-- Start of Input rows --

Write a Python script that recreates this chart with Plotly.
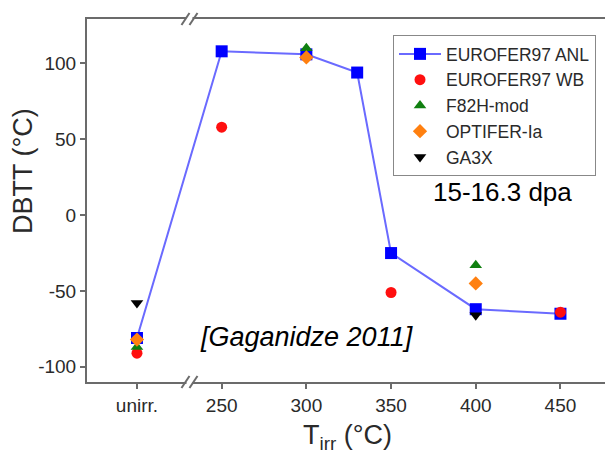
import plotly.graph_objects as go

# x position 200 represents the "unirr." (unirradiated) category
x_ticks = [200, 250, 300, 350, 400, 450]
x_ticktext = ["unirr.", "250", "300", "350", "400", "450"]
y_ticks = [-100, -50, 0, 50, 100]
y_ticktext = ["-100", "-50", "0", "50", "100"]

anl_x = [200, 250, 300, 330, 350, 400, 450]
anl_y = [-81, 108, 106, 94, -25, -62, -65]

wb_x = [200, 250, 350, 450]
wb_y = [-91, 58, -51, -64]

f82h_x = [200, 300, 400]
f82h_y = [-87, 110, -33]

opt_x = [200, 300, 400]
opt_y = [-82, 104, -45]

ga3x_x = [200, 400]
ga3x_y = [-58, -66]

FONT = "Arial, Liberation Sans, sans-serif"
AX = "#6b6b6b"
TXT = "#2a2a2a"

# plot area in pixels
L, R, T, B = 87, 605, 19, 382
PW, PH = R - L, B - T


def px(xp, yp):
    return (xp - L) / PW, (B - yp) / PH


fig = go.Figure()
fig.add_trace(go.Scatter(x=anl_x, y=anl_y, mode="lines+markers", name="EUROFER97 ANL",
                         line=dict(color="#6a6aff", width=2),
                         marker=dict(symbol="square", size=12, color="#0000ff")))
fig.add_trace(go.Scatter(x=wb_x, y=wb_y, mode="markers", name="EUROFER97 WB",
                         marker=dict(symbol="circle", size=11, color="#ff0f0f")))
fig.add_trace(go.Scatter(x=f82h_x, y=f82h_y, mode="markers", name="F82H-mod",
                         marker=dict(symbol="triangle-up", size=11, color="#108010")))
fig.add_trace(go.Scatter(x=opt_x, y=opt_y, mode="markers", name="OPTIFER-Ia",
                         marker=dict(symbol="diamond", size=11, color="#ff8010")))
fig.add_trace(go.Scatter(x=ga3x_x, y=ga3x_y, mode="markers", name="GA3X",
                         marker=dict(symbol="triangle-down", size=11, color="#000000")))

# axis break marks
shapes = []
for yp in (0, 1):
    shapes.append(dict(type="rect", xref="x", yref="paper", xsizemode="pixel", ysizemode="pixel",
                       xanchor=231, yanchor=yp, x0=-3, x1=3, y0=-2, y1=2,
                       fillcolor="white", line=dict(width=0), layer="above"))
    for dx in (-4, 4):
        shapes.append(dict(type="line", xref="x", yref="paper", xsizemode="pixel", ysizemode="pixel",
                           xanchor=231, yanchor=yp, x0=dx - 4, x1=dx + 4, y0=-6, y1=6,
                           line=dict(color=AX, width=2), layer="above"))

lx, ly = px(393, 35)
ytx, yty = px(23, 171)
xtx, xty = px(347, 437)

fig.update_layout(
    width=605, height=458,
    margin=dict(l=L, r=605 - R, t=T, b=458 - B),
    paper_bgcolor="white", plot_bgcolor="white",
    font=dict(family=FONT, color=TXT),
    showlegend=True,
    legend=dict(x=lx, y=ly, xanchor="left", yanchor="top",
                bordercolor="#888888", borderwidth=1, bgcolor="white",
                font=dict(size=17.5, color=TXT, family=FONT),
                tracegroupgap=0, itemwidth=42),
    xaxis=dict(range=[170.5, 476.3], tickvals=x_ticks, ticktext=x_ticktext,
               showgrid=False, zeroline=False, showline=True, linecolor=AX, linewidth=2,
               mirror=True, ticks="outside", ticklen=5, tickcolor=AX, tickwidth=1.5,
               tickfont=dict(size=19, color=TXT)),
    yaxis=dict(range=[-110, 129.3], tickvals=y_ticks, ticktext=y_ticktext,
               showgrid=False, zeroline=False, showline=True, linecolor=AX, linewidth=2,
               ticks="outside", ticklen=5, tickcolor=AX, tickwidth=1.5,
               tickfont=dict(size=19, color=TXT)),
    shapes=shapes,
    annotations=[
        dict(x=415.5, y=15.3, xref="x", yref="y", text="15-16.3 dpa", showarrow=False,
             xanchor="center", yanchor="middle", font=dict(size=26, color="#000000")),
        dict(x=300.5, y=-80.3, xref="x", yref="y", text="<i>[Gaganidze 2011]</i>", showarrow=False,
             xanchor="center", yanchor="middle", font=dict(size=27, color="#000000")),
        dict(x=ytx, y=yty, xref="paper", yref="paper", text="DBTT (°C)", showarrow=False,
             xanchor="center", yanchor="middle", textangle=-90, font=dict(size=27, color=TXT)),
        dict(x=xtx, y=xty, xref="paper", yref="paper", text="T<sub>irr</sub> (°C)", showarrow=False,
             xanchor="center", yanchor="middle", font=dict(size=27, color=TXT)),
    ],
)

fig.write_html("out.html")
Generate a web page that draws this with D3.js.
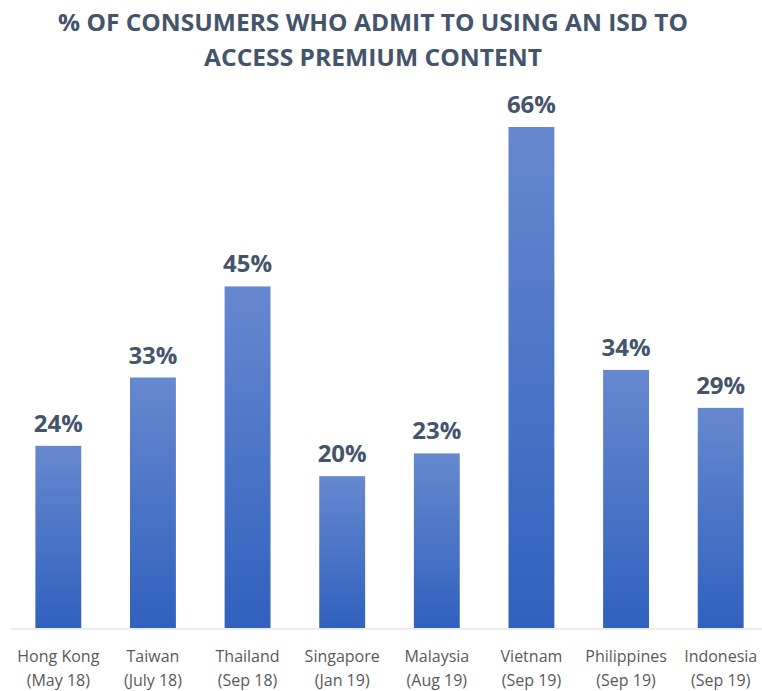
<!DOCTYPE html>
<html>
<head>
<meta charset="utf-8">
<script src="https://cdn.jsdelivr.net/npm/d3@7"></script>
<style>
  body { margin: 0; background: #fff; }
  svg text { font-family: "Open Sans", "Noto Sans", sans-serif; }
</style>
</head>
<body>
<div id="chart"></div>
<script>
// data
const countries = ["Hong Kong", "Taiwan", "Thailand", "Singapore", "Malaysia", "Vietnam", "Philippines", "Indonesia"];
const surveyDates = ["(May 18)", "(July 18)", "(Sep 18)", "(Jan 19)", "(Aug 19)", "(Sep 19)", "(Sep 19)", "(Sep 19)"];
const shares = [24, 33, 45, 20, 23, 66, 34, 29];
const titleLines = ["% OF CONSUMERS WHO ADMIT TO USING AN ISD TO", "ACCESS PREMIUM CONTENT"];

const W = 762, H = 691;
const svg = d3.select("#chart").append("svg")
  .attr("width", W).attr("height", H);

const data = countries.map((c, i) => ({name: c, date: surveyDates[i], v: shares[i]}));

var x = d3.scaleBand().domain(countries).range([11, 768]).paddingInner(0.515).paddingOuter(0.2575);
var y = d3.scaleLinear().domain([0, 66]).range([628, 127]);

// gradient for bars
const grad = svg.append("defs").append("linearGradient")
  .attr("id", "barGrad").attr("x1", 0).attr("y1", 0).attr("x2", 0).attr("y2", 1);
grad.append("stop").attr("offset", "0%").attr("stop-color", "#6688cf");
grad.append("stop").attr("offset", "100%").attr("stop-color", "#3061be");

// title
svg.append("g").selectAll("text")
  .data(titleLines)
  .enter().append("text")
    .attr("x", 373)
    .attr("y", (d, i) => 31 + i * 35)
    .attr("text-anchor", "middle")
    .attr("textLength", (d, i) => i === 0 ? 630 : 338)
    .attr("lengthAdjust", "spacingAndGlyphs")
    .style("font-size", "24px")
    .style("font-weight", "bold")
    .style("fill", "#44546a")
    .text(d => d);

// bars
svg.selectAll(".bar")
  .data(data)
  .enter().append("rect")
    .attr("class", "bar")
    .attr("x", d => x(d.name))
    .attr("y", d => y(d.v))
    .attr("width", x.bandwidth())
    .attr("height", d => y(0) - y(d.v))
    .style("fill", "url(#barGrad)");

// value labels
svg.selectAll(".val")
  .data(data)
  .enter().append("text")
    .attr("class", "val")
    .attr("x", d => x(d.name) + x.bandwidth() / 2)
    .attr("y", d => y(d.v) - 14)
    .attr("text-anchor", "middle")
    .style("font-size", "24px")
    .style("font-weight", "bold")
    .style("fill", "#44546a")
    .text(d => d.v + "%");

// axis
const axis = svg.append("g")
  .attr("transform", "translate(0," + (y(0) + 1) + ")")
  .call(d3.axisBottom(x).tickSize(0).tickFormat(""));
axis.select(".domain").attr("stroke", "#d9d9d9").attr("d", "M11,0H762");

const lab = svg.selectAll(".cat")
  .data(data)
  .enter().append("text")
    .attr("class", "cat")
    .attr("text-anchor", "middle")
    .style("font-size", "16px")
    .style("fill", "#595959");
lab.append("tspan")
  .attr("x", d => x(d.name) + x.bandwidth() / 2).attr("y", 662)
  .text(d => d.name);
lab.append("tspan")
  .attr("x", d => x(d.name) + x.bandwidth() / 2).attr("y", 686)
  .text(d => d.date);
</script>
</body>
</html>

-- End of Input rows --

Work to do: From the top of the listing above, repeat each line exactly until you reach the line containing "wb_y = [-91, 58, -51, -64]", and repeat that one too. Leave the pictures out.

Correct result:
Write a Python script that recreates this chart with Plotly.
import plotly.graph_objects as go

# x position 200 represents the "unirr." (unirradiated) category
x_ticks = [200, 250, 300, 350, 400, 450]
x_ticktext = ["unirr.", "250", "300", "350", "400", "450"]
y_ticks = [-100, -50, 0, 50, 100]
y_ticktext = ["-100", "-50", "0", "50", "100"]

anl_x = [200, 250, 300, 330, 350, 400, 450]
anl_y = [-81, 108, 106, 94, -25, -62, -65]

wb_x = [200, 250, 350, 450]
wb_y = [-91, 58, -51, -64]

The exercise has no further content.